- DATA SUPPLIED -
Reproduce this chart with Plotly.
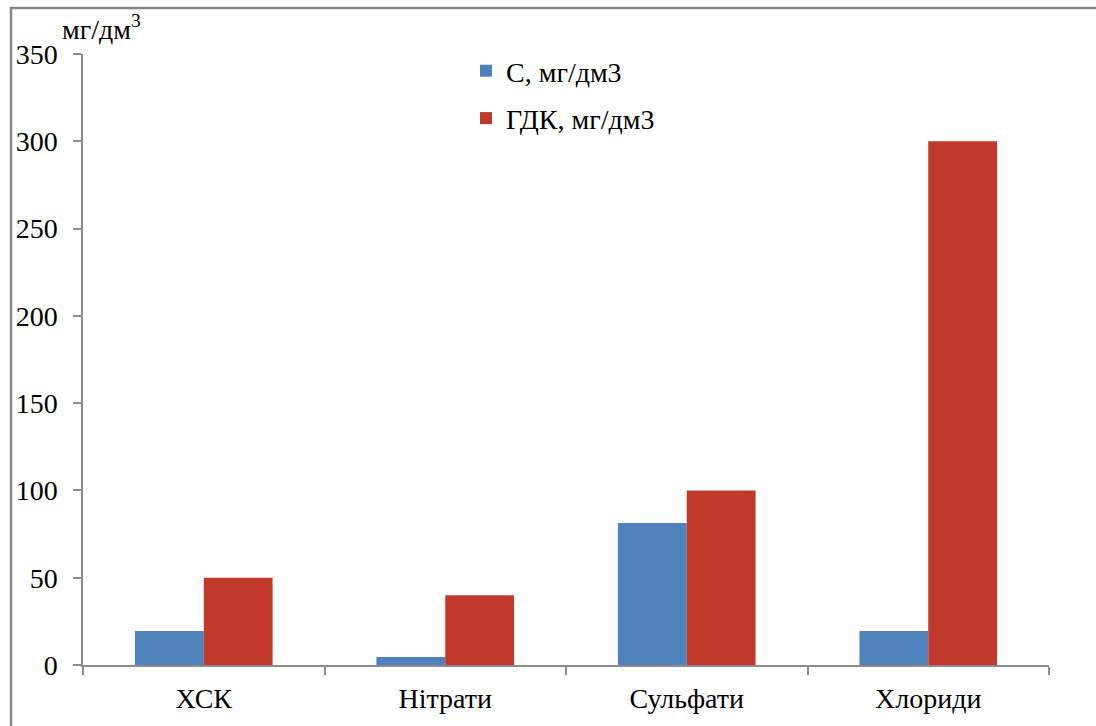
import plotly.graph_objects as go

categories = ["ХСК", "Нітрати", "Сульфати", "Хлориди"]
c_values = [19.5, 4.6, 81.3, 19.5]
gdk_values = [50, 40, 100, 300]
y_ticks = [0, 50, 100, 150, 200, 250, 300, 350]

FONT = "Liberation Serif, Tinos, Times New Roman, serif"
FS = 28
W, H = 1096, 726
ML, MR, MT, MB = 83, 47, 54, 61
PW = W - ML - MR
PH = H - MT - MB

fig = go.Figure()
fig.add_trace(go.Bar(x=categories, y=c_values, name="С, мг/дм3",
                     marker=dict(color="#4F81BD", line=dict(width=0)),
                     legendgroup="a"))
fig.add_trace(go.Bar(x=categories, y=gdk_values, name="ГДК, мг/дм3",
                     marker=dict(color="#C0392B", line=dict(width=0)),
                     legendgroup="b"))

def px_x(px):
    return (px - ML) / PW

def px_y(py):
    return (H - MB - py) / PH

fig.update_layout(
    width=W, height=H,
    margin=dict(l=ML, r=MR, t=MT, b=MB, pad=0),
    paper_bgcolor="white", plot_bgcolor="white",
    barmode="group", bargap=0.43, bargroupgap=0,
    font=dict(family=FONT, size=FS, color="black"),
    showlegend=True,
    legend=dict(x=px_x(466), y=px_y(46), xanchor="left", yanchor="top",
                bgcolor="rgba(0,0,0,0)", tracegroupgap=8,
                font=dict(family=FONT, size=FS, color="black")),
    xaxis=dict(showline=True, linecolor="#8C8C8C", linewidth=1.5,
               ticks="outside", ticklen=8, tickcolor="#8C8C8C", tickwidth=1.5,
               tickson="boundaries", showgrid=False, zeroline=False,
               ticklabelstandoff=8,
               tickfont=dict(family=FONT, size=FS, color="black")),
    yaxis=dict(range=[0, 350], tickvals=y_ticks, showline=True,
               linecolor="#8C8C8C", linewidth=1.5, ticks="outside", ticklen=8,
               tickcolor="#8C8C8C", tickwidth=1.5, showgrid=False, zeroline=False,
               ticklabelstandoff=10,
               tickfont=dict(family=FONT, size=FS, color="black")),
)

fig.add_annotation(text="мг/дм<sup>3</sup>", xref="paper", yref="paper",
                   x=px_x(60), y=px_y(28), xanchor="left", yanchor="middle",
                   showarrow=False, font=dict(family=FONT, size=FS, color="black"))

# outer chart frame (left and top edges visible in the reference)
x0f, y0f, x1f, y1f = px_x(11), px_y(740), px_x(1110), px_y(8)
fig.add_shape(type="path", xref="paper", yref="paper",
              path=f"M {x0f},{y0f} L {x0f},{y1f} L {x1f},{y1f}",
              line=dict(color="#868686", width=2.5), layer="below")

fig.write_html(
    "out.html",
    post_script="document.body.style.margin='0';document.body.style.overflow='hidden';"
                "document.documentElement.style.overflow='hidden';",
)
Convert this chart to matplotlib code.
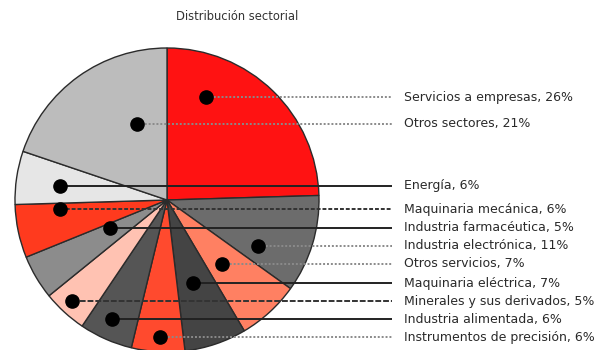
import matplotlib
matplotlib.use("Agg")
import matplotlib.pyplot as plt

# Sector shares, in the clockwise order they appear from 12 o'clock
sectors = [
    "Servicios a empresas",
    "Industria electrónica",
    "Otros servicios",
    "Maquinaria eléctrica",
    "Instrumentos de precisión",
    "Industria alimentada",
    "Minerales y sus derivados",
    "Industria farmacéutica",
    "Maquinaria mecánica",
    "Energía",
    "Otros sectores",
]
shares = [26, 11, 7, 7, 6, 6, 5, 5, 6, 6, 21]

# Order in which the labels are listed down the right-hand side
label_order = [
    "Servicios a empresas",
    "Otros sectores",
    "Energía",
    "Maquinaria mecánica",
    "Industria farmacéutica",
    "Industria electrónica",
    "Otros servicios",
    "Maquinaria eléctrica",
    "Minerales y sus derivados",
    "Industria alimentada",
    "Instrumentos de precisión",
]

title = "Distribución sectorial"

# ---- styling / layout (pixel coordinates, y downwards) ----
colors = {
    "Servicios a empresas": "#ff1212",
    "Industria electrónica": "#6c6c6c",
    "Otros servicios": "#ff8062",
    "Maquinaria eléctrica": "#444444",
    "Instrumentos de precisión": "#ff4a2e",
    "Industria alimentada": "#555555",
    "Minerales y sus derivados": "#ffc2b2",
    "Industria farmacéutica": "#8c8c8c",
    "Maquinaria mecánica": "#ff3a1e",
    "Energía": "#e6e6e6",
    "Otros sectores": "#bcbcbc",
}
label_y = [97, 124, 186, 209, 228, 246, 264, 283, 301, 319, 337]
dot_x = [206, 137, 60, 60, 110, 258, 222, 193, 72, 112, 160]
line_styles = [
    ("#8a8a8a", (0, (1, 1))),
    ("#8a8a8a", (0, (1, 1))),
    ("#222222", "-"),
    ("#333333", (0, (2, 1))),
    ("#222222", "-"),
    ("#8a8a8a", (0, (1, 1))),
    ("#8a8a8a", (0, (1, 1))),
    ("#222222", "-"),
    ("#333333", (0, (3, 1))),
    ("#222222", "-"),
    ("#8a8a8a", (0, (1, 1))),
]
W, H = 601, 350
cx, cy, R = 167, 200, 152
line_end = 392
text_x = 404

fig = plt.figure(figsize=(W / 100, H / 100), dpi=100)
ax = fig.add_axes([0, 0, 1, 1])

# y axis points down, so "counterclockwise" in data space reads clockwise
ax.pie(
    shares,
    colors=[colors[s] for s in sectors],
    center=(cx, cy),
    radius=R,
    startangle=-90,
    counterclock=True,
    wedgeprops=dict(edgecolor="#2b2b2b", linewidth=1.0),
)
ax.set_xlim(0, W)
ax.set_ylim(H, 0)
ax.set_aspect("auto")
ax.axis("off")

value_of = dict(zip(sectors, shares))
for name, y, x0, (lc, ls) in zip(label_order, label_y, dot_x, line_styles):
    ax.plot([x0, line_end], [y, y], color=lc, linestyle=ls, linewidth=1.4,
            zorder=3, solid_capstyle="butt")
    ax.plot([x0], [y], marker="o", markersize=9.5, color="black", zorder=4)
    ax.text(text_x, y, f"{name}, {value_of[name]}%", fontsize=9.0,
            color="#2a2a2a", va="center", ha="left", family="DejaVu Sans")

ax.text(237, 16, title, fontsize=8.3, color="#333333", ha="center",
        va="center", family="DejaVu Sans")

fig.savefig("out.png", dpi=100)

- SHORT TASK -
Start at the first line of the records and write out everything up to and including the line containing "return (H - MB - py) / PH". No pictures.

- WRITTEN RESPONSE -
Reproduce this chart with Plotly.
import plotly.graph_objects as go

categories = ["ХСК", "Нітрати", "Сульфати", "Хлориди"]
c_values = [19.5, 4.6, 81.3, 19.5]
gdk_values = [50, 40, 100, 300]
y_ticks = [0, 50, 100, 150, 200, 250, 300, 350]

FONT = "Liberation Serif, Tinos, Times New Roman, serif"
FS = 28
W, H = 1096, 726
ML, MR, MT, MB = 83, 47, 54, 61
PW = W - ML - MR
PH = H - MT - MB

fig = go.Figure()
fig.add_trace(go.Bar(x=categories, y=c_values, name="С, мг/дм3",
                     marker=dict(color="#4F81BD", line=dict(width=0)),
                     legendgroup="a"))
fig.add_trace(go.Bar(x=categories, y=gdk_values, name="ГДК, мг/дм3",
                     marker=dict(color="#C0392B", line=dict(width=0)),
                     legendgroup="b"))

def px_x(px):
    return (px - ML) / PW

def px_y(py):
    return (H - MB - py) / PH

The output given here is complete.